Dataset excerpt:
* START *

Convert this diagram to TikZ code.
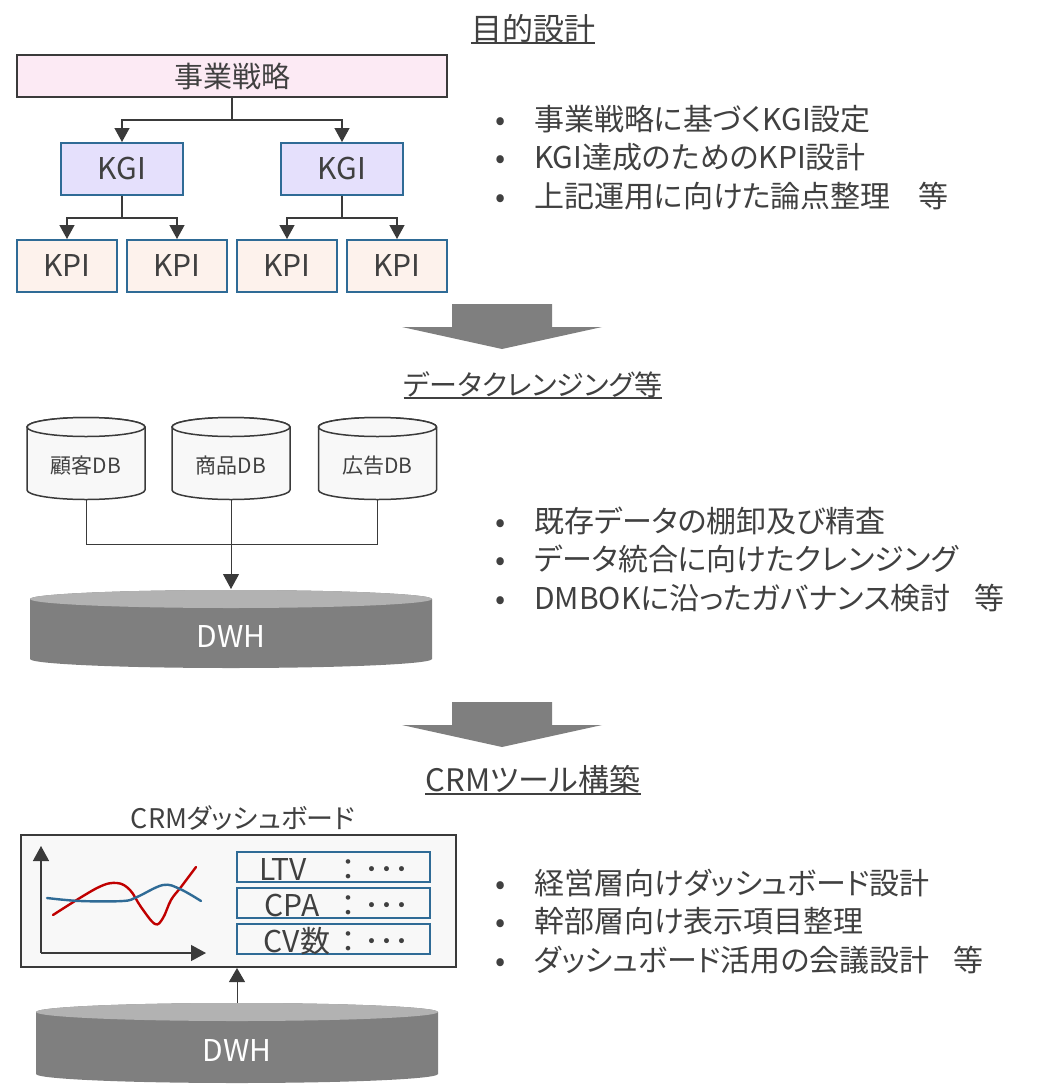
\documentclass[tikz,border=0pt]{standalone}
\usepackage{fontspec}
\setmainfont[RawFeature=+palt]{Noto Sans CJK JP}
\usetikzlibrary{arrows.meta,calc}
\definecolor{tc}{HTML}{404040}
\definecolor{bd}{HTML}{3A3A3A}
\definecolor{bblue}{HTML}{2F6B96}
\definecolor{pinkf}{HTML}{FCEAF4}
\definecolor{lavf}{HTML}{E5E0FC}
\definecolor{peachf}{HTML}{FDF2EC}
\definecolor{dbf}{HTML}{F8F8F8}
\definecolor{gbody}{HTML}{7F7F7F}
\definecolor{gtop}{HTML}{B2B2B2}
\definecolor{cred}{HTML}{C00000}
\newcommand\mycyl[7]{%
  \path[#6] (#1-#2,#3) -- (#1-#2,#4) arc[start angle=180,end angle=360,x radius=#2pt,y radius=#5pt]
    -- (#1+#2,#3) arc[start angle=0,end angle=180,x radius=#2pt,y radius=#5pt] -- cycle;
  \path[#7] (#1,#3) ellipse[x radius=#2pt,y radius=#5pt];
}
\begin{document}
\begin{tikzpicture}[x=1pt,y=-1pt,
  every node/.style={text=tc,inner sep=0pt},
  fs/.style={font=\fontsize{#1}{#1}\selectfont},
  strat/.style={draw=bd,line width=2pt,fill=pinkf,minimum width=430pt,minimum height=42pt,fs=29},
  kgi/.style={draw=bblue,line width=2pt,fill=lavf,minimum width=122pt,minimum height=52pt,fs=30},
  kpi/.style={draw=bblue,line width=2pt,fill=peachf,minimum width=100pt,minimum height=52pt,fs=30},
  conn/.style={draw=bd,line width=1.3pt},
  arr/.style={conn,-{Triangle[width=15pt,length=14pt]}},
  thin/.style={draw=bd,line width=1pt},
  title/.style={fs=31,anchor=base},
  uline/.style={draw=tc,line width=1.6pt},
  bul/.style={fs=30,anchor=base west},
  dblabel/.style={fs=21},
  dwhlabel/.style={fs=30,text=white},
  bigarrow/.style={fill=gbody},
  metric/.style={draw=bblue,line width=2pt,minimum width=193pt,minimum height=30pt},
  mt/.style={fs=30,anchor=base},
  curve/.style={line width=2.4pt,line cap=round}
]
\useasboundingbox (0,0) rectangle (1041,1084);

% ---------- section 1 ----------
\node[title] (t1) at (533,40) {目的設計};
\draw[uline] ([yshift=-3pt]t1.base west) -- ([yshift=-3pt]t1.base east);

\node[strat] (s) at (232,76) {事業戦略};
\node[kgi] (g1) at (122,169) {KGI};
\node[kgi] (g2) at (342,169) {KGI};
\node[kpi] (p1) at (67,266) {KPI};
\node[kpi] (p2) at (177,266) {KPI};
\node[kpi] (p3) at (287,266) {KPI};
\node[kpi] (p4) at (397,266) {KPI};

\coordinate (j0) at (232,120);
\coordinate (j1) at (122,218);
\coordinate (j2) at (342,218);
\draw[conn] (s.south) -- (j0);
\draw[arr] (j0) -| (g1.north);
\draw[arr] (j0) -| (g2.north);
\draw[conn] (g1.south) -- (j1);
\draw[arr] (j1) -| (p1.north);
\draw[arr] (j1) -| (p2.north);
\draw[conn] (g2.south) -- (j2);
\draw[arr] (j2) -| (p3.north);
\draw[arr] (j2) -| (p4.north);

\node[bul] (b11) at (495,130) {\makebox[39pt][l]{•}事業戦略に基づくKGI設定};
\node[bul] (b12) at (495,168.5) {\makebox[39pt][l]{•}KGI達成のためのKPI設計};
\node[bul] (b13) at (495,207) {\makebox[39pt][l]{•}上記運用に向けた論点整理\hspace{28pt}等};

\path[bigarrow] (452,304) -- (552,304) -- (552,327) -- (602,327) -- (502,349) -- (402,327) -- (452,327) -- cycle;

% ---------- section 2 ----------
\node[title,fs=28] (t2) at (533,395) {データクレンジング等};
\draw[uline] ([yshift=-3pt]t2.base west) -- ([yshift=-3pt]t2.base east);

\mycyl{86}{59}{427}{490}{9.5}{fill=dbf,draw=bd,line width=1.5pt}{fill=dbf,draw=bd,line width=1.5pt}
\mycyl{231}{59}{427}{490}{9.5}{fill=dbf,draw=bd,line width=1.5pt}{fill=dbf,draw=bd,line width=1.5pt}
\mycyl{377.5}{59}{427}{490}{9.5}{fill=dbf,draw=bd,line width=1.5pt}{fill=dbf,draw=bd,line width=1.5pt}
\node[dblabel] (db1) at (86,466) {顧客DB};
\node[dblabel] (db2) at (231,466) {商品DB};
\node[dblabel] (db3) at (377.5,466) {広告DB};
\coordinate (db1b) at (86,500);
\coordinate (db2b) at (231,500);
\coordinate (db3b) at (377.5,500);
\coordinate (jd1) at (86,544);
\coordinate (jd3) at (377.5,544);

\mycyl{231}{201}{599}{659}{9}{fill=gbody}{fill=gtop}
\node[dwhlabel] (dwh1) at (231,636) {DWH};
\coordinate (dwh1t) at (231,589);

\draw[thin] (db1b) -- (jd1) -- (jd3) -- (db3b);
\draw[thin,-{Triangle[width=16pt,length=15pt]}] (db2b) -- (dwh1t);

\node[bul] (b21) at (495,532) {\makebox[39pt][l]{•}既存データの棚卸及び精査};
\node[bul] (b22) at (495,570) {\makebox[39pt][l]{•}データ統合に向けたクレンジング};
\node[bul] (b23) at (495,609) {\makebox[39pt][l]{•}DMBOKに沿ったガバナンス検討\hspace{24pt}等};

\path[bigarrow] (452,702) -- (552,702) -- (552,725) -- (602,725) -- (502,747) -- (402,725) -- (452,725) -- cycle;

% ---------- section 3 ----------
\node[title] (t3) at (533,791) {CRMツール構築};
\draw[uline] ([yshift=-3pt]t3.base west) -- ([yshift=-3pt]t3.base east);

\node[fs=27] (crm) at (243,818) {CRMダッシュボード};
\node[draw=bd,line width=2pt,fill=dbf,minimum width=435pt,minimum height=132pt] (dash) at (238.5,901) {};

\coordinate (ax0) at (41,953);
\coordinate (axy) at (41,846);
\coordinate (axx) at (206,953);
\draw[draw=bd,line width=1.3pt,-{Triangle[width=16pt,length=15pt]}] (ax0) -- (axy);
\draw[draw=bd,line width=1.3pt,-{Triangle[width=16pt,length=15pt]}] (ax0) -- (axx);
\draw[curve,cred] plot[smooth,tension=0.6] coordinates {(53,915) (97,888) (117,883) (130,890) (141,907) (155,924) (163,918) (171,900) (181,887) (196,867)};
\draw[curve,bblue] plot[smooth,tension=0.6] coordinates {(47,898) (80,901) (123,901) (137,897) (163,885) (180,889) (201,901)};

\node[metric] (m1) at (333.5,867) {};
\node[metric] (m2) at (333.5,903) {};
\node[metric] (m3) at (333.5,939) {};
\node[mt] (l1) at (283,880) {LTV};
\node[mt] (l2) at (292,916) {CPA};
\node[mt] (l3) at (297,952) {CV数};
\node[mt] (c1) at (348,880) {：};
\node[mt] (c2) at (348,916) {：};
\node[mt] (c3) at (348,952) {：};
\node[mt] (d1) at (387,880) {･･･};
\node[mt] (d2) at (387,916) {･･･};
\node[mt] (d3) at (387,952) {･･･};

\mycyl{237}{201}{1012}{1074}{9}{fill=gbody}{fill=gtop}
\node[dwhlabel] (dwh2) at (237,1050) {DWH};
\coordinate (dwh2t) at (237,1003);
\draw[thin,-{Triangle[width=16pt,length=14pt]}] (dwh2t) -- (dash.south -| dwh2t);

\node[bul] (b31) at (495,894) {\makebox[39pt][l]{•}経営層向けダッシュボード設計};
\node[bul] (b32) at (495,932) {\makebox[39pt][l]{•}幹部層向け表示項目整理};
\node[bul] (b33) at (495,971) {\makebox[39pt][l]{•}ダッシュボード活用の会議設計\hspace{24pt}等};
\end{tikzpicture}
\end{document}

* END *

Aim: Write out each line of the listing above, exactly, from its first line to the line holding "(0,0) rectangle (1041,1084);", inclusive. Skip the pictures.

Result below:
Convert this diagram to TikZ code.
\documentclass[tikz,border=0pt]{standalone}
\usepackage{fontspec}
\setmainfont[RawFeature=+palt]{Noto Sans CJK JP}
\usetikzlibrary{arrows.meta,calc}
\definecolor{tc}{HTML}{404040}
\definecolor{bd}{HTML}{3A3A3A}
\definecolor{bblue}{HTML}{2F6B96}
\definecolor{pinkf}{HTML}{FCEAF4}
\definecolor{lavf}{HTML}{E5E0FC}
\definecolor{peachf}{HTML}{FDF2EC}
\definecolor{dbf}{HTML}{F8F8F8}
\definecolor{gbody}{HTML}{7F7F7F}
\definecolor{gtop}{HTML}{B2B2B2}
\definecolor{cred}{HTML}{C00000}
\newcommand\mycyl[7]{%
  \path[#6] (#1-#2,#3) -- (#1-#2,#4) arc[start angle=180,end angle=360,x radius=#2pt,y radius=#5pt]
    -- (#1+#2,#3) arc[start angle=0,end angle=180,x radius=#2pt,y radius=#5pt] -- cycle;
  \path[#7] (#1,#3) ellipse[x radius=#2pt,y radius=#5pt];
}
\begin{document}
\begin{tikzpicture}[x=1pt,y=-1pt,
  every node/.style={text=tc,inner sep=0pt},
  fs/.style={font=\fontsize{#1}{#1}\selectfont},
  strat/.style={draw=bd,line width=2pt,fill=pinkf,minimum width=430pt,minimum height=42pt,fs=29},
  kgi/.style={draw=bblue,line width=2pt,fill=lavf,minimum width=122pt,minimum height=52pt,fs=30},
  kpi/.style={draw=bblue,line width=2pt,fill=peachf,minimum width=100pt,minimum height=52pt,fs=30},
  conn/.style={draw=bd,line width=1.3pt},
  arr/.style={conn,-{Triangle[width=15pt,length=14pt]}},
  thin/.style={draw=bd,line width=1pt},
  title/.style={fs=31,anchor=base},
  uline/.style={draw=tc,line width=1.6pt},
  bul/.style={fs=30,anchor=base west},
  dblabel/.style={fs=21},
  dwhlabel/.style={fs=30,text=white},
  bigarrow/.style={fill=gbody},
  metric/.style={draw=bblue,line width=2pt,minimum width=193pt,minimum height=30pt},
  mt/.style={fs=30,anchor=base},
  curve/.style={line width=2.4pt,line cap=round}
]
\useasboundingbox (0,0) rectangle (1041,1084);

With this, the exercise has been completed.